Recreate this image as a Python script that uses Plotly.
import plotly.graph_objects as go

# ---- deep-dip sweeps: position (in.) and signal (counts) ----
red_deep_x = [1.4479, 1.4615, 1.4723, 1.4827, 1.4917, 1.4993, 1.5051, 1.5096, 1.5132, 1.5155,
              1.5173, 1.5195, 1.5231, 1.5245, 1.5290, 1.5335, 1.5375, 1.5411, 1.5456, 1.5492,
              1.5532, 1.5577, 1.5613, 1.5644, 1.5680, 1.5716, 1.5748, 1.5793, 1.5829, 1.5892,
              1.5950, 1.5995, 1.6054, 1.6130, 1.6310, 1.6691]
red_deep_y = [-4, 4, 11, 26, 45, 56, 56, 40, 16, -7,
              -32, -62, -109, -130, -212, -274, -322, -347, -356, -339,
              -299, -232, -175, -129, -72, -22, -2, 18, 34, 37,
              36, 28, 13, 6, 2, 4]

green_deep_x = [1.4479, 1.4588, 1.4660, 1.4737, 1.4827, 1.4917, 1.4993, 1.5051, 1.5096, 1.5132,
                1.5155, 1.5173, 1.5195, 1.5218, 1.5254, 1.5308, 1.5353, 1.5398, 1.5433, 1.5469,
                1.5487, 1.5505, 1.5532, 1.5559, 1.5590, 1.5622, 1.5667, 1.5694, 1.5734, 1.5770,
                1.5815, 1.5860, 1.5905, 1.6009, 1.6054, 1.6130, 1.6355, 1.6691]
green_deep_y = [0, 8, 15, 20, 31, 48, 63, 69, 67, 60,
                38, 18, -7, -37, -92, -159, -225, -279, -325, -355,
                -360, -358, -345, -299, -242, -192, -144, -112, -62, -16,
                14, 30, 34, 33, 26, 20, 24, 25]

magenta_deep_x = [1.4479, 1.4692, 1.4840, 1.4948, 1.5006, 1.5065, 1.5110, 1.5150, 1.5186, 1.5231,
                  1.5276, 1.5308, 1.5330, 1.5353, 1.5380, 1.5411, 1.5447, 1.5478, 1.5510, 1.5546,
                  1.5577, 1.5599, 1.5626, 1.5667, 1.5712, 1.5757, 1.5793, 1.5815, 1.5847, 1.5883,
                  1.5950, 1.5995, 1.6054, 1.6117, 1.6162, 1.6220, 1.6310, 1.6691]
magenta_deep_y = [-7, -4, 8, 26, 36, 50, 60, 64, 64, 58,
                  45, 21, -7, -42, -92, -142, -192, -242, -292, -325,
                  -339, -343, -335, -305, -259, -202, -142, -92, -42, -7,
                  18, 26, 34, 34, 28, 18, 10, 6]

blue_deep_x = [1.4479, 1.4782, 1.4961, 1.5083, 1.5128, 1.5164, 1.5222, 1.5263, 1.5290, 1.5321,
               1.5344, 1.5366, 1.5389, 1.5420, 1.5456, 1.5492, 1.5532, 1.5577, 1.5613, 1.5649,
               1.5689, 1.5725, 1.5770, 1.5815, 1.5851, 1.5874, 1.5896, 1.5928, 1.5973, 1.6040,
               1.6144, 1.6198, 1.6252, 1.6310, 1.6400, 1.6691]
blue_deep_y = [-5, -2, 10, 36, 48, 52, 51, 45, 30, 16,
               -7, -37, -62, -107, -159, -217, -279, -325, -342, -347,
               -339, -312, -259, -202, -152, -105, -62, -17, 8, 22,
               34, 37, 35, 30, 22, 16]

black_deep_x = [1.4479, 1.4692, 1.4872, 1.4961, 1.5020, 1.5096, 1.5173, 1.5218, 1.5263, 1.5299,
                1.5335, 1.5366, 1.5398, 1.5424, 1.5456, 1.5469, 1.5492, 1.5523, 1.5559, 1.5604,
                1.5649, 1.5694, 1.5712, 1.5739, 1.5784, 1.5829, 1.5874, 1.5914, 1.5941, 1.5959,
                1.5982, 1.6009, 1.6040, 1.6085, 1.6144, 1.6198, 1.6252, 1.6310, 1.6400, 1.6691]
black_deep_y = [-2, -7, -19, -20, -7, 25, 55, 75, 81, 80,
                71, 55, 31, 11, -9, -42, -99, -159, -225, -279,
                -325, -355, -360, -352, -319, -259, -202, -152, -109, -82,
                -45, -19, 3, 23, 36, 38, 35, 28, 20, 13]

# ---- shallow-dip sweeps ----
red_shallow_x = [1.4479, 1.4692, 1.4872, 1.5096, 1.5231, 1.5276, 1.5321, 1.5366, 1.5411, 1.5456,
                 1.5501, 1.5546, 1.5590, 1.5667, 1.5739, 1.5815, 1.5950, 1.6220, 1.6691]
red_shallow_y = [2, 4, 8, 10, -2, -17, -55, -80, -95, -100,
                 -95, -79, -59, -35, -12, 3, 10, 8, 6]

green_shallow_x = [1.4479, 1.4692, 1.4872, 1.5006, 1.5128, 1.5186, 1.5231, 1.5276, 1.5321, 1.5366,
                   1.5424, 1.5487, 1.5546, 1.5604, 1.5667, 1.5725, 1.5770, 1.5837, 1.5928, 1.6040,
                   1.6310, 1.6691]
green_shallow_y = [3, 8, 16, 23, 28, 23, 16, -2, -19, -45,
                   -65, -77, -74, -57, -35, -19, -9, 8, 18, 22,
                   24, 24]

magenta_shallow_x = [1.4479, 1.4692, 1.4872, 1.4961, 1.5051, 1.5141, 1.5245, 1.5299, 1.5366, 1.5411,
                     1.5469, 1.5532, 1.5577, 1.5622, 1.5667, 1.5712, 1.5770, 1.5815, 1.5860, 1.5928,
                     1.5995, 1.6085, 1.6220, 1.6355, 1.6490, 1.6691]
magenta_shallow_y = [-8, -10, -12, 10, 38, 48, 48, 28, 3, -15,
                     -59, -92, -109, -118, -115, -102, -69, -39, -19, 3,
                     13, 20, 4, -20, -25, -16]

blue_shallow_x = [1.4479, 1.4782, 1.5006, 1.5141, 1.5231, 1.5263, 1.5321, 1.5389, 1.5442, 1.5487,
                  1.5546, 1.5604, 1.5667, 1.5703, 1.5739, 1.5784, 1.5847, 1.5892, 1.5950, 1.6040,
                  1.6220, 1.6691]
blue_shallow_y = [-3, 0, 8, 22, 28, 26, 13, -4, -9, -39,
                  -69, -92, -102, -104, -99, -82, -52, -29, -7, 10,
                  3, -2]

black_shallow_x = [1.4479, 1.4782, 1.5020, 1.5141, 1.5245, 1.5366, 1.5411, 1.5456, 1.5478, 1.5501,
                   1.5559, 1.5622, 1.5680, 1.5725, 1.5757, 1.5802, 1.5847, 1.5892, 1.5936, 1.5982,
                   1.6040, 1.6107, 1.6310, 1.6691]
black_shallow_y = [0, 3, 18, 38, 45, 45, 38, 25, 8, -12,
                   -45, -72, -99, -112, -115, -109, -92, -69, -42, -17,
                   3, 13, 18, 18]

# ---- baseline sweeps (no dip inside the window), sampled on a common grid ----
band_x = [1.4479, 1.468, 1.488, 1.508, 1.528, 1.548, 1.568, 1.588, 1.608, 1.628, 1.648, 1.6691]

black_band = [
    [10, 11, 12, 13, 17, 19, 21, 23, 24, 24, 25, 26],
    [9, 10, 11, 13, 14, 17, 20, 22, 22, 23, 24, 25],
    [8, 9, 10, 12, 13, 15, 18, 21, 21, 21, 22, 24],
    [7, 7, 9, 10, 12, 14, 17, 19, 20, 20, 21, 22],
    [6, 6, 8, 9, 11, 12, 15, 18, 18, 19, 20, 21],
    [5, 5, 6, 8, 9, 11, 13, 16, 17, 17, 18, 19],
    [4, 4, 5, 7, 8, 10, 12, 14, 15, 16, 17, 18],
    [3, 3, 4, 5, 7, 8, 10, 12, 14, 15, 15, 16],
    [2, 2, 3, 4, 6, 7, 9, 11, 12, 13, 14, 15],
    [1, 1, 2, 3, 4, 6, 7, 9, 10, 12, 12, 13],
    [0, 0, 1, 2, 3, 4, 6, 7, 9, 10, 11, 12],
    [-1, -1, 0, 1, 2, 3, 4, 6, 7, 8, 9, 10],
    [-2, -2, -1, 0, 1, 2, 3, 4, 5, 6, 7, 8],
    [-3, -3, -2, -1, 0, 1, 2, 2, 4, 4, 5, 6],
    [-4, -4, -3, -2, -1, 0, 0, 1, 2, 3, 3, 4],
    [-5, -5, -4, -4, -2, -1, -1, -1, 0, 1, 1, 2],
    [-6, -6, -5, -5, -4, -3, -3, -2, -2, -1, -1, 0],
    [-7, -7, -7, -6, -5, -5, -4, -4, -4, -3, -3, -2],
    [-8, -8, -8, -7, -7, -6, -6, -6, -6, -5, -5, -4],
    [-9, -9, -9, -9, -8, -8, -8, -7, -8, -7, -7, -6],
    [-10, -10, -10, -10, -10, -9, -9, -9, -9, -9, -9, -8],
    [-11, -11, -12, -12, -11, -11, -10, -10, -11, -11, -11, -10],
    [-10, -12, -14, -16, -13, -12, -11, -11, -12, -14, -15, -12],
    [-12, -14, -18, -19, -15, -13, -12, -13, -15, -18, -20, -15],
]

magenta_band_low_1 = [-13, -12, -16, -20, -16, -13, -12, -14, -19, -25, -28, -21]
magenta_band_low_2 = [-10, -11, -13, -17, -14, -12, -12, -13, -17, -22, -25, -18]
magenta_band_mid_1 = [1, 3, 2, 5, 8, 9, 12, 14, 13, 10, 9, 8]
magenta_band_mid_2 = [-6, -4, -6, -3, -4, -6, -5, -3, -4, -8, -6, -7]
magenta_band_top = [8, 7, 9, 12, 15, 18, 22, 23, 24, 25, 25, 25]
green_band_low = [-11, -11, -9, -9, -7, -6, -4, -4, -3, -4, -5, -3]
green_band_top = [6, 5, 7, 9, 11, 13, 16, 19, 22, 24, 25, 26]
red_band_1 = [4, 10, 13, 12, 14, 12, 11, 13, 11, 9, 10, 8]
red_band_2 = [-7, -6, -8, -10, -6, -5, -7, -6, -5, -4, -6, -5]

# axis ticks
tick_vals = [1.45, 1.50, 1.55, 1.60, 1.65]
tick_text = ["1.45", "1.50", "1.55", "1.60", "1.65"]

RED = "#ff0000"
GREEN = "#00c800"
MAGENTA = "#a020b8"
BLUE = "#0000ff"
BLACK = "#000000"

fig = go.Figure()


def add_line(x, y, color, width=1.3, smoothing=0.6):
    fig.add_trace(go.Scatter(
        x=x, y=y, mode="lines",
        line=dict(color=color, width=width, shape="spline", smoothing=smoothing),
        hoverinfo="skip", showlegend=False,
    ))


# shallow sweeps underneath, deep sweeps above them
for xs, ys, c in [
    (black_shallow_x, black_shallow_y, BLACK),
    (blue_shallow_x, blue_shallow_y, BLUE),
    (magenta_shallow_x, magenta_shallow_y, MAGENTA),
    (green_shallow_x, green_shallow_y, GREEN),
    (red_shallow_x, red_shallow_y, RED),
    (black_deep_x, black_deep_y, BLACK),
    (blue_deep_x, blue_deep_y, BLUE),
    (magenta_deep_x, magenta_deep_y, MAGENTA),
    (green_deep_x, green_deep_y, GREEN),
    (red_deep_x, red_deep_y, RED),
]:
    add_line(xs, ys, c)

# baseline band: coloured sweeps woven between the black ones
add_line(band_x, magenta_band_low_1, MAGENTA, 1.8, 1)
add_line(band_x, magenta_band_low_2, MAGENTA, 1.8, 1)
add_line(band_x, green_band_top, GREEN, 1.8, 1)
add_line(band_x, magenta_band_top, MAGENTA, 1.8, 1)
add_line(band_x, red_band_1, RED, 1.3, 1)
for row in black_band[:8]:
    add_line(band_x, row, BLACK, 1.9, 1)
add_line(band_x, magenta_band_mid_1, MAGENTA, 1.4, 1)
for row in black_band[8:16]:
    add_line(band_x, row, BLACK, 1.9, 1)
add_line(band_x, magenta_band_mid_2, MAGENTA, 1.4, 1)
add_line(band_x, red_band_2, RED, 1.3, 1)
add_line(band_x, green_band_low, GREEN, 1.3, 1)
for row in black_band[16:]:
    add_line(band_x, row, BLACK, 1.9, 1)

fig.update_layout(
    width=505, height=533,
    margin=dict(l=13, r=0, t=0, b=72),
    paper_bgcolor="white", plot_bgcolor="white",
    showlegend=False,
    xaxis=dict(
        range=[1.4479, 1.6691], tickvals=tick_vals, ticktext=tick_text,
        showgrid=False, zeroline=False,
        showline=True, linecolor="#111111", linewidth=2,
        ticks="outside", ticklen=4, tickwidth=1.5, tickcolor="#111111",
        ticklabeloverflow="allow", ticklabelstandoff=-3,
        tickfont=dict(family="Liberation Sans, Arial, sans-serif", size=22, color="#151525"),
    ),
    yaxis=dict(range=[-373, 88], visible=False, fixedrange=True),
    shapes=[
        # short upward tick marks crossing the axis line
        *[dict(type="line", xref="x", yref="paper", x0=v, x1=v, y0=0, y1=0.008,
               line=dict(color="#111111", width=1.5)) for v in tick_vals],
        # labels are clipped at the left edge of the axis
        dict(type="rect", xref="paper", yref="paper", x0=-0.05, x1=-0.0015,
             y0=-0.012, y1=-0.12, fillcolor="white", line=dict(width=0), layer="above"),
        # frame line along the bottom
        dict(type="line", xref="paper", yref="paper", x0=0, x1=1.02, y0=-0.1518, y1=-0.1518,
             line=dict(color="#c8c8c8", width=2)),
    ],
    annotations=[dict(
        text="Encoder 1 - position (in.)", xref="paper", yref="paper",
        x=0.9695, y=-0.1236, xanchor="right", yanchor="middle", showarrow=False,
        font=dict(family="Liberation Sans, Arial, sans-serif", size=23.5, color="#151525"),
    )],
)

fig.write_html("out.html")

........

• _AIM_:
Give the lines again, exactly as they stand, from the beginning of the data through the line with "import plotly.graph_objects as go".

• _TASK OUTPUT_:
Recreate this image as a Python script that uses Plotly.
import plotly.graph_objects as go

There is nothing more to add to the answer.